Both mine are barefoot and will go over any type of terrain without any problems. A friends horses will be fine on pavement, but any gravel or pebbles and they are practically stumbling from the discomfort. They require hoof boots or shoes.


----------



## Appyt (Oct 14, 2007)

Yes it is perfectly ok to ride on or along side of a road without shoes. I do it all the time. For the horse who is tender on any surface I do put Boa boots on them with a pad inside as needed. Any hoof boot that works for your horse is great. IF you are only crossing roads and otherwise your horse is doing fine on the main surface you ride on then you don't need shoes or boots. Just let them pick their way or take their time if needed as they cross.


----------



## QHDragon (Mar 6, 2009)

It depends on the horse's foot. I do a lot of road riding. On my QH gelding and my QH mare I got shoes put on because they had flatter feet and would get ouchy on the road. With my current horse he has much more of a natural cup to his foot and really good hard feet, he has yet to show any discomfort while riding on the road so I probably won't get him shod. 
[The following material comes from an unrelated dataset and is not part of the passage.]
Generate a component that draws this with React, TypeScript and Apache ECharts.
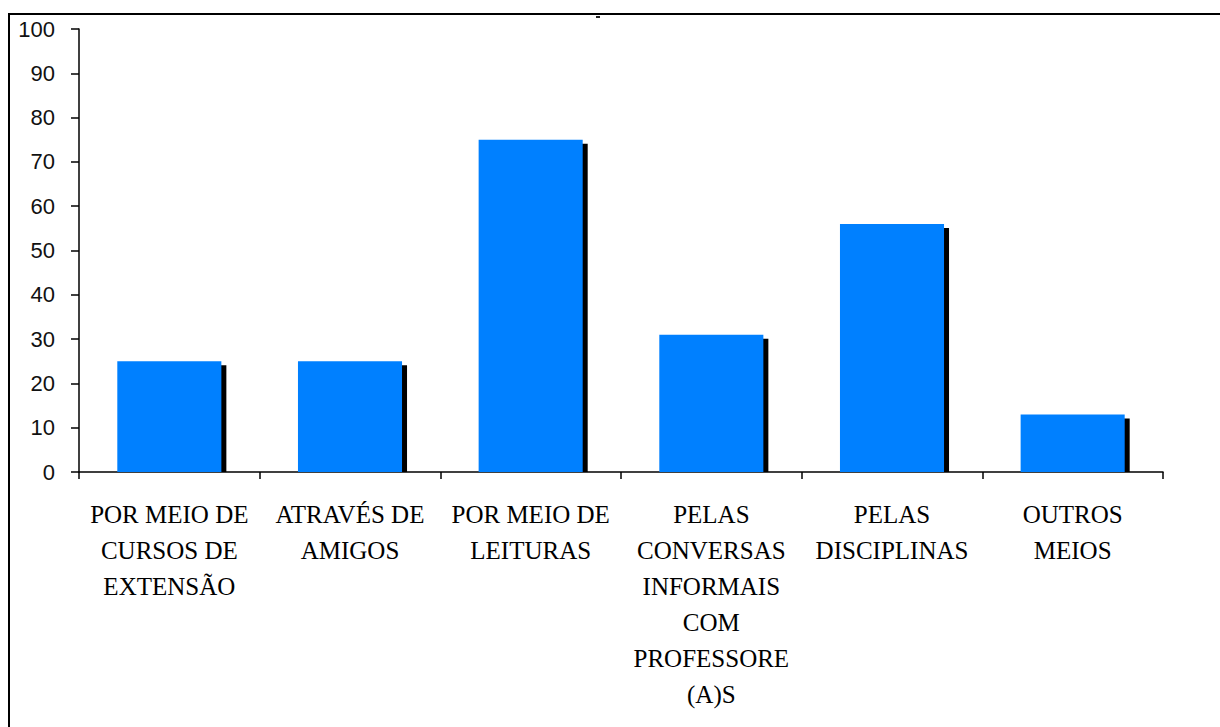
import React, { useEffect, useRef } from "react";
import * as echarts from "echarts";

// Categories (line breaks as printed under each bar)
const categories = [
  "POR MEIO DE\nCURSOS DE\nEXTENSÃO",
  "ATRAVÉS DE\nAMIGOS",
  "POR MEIO DE\nLEITURAS",
  "PELAS\nCONVERSAS\nINFORMAIS\nCOM\nPROFESSORE\n(A)S",
  "PELAS\nDISCIPLINAS",
  "OUTROS\nMEIOS",
];

// Percentage of answers per category
const values = [25, 25, 75, 31, 56, 13];

// Value axis ticks
const yMin = 0;
const yMax = 100;
const yStep = 10;

const BAR_COLOR = "#0080ff";
const SHADOW_COLOR = "#000000";
const BAR_RATIO = 0.576;

export default function App() {
  const ref = useRef<HTMLDivElement>(null);

  useEffect(() => {
    if (!ref.current) return;
    const chart = echarts.init(ref.current, null, { renderer: "svg" });

    const shadowData = values.map((v, i) => [i, v]);

    chart.setOption({
      animation: false,
      backgroundColor: "#ffffff",
      grid: { left: 79, right: 57, top: 29, bottom: 255, containLabel: false },
      graphic: [
        {
          type: "rect",
          shape: { x: 9, y: 14, width: 1240, height: 760 },
          style: { fill: "none", stroke: "#000", lineWidth: 2 },
          silent: true,
        },
        {
          type: "rect",
          shape: { x: 596, y: 16, width: 4, height: 2 },
          style: { fill: "#222" },
          silent: true,
        },
      ],
      xAxis: {
        type: "category",
        data: categories,
        axisLine: { show: true, lineStyle: { color: "#000", width: 1.5 } },
        axisTick: {
          show: true,
          alignWithLabel: false,
          length: 7,
          lineStyle: { color: "#000", width: 1.5 },
        },
        axisLabel: {
          interval: 0,
          margin: 24,
          color: "#000",
          fontFamily: "'Liberation Serif', 'DejaVu Serif', serif",
          fontSize: 25,
          lineHeight: 36,
          align: "center",
        },
        splitLine: { show: false },
      },
      yAxis: {
        type: "value",
        min: yMin,
        max: yMax,
        interval: yStep,
        axisLine: { show: true, lineStyle: { color: "#000", width: 1.5 } },
        axisTick: { show: true, length: 8, lineStyle: { color: "#000", width: 1.5 } },
        axisLabel: {
          margin: 24,
          color: "#111",
          fontFamily: "'Liberation Sans', Arial, sans-serif",
          fontSize: 22,
        },
        splitLine: { show: false },
      },
      series: [
        {
          type: "custom",
          z: 1,
          silent: true,
          data: shadowData,
          encode: { x: 0, y: 1 },
          renderItem: (params: any, api: any) => {
            const idx = api.value(0);
            const v = api.value(1);
            const top = api.coord([idx, v]);
            const base = api.coord([idx, 0]);
            const w = api.size([1, 0])[0] * BAR_RATIO;
            const y = top[1] + 4;
            return {
              type: "rect",
              shape: {
                x: top[0] - w / 2 + 5,
                y,
                width: w,
                height: Math.max(0, base[1] - y),
              },
              style: { fill: SHADOW_COLOR },
            };
          },
        },
        {
          type: "bar",
          z: 2,
          data: values,
          barWidth: `${BAR_RATIO * 100}%`,
          itemStyle: { color: BAR_COLOR },
        },
      ],
    });

    return () => chart.dispose();
  }, []);

  return (
    <div
      ref={ref}
      style={{ position: "fixed", left: 0, top: 0, width: 1220, height: 727 }}
    />
  );
}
However, the road that I ride on is dirt and I always only walk.


----------



## kevinshorses (Aug 15, 2009)

Regardless of what you decide you need to have your horses feet trimmed every six to eight weeks. If a shoe came off you should have the other taken off or both of them replaced ASAP. 

It's fine to walk across a road without shoes.


----------



## Pidge (Sep 5, 2009)

My gelding is barefoot and i do nothing but ride down an along back roads...about 80% of what i ride is gravel roads. My gelding has no problem where he be in the ditch or on the road. He does prefer pavement to gravel (prob cause there arent those little stones that suddenly end up under your hoof when you zone out looking across the road at the neighbors pony lol) but he rides sound on both and hes never had a stone bruise and i have to ride on the roads at points because there isnt a big enough ditch to ride in.

If all you are doing is crossing roads you shouldnt have any issues what so ever...i would just make sure you resolve the situation asap so your horses fronts dont become unbalanced from having one shoe an no shoe.


----------



## SophieLee (Jan 7, 2010)

Thanks guys. That helped alot. Yes i alreasy have the farrier coming.


----------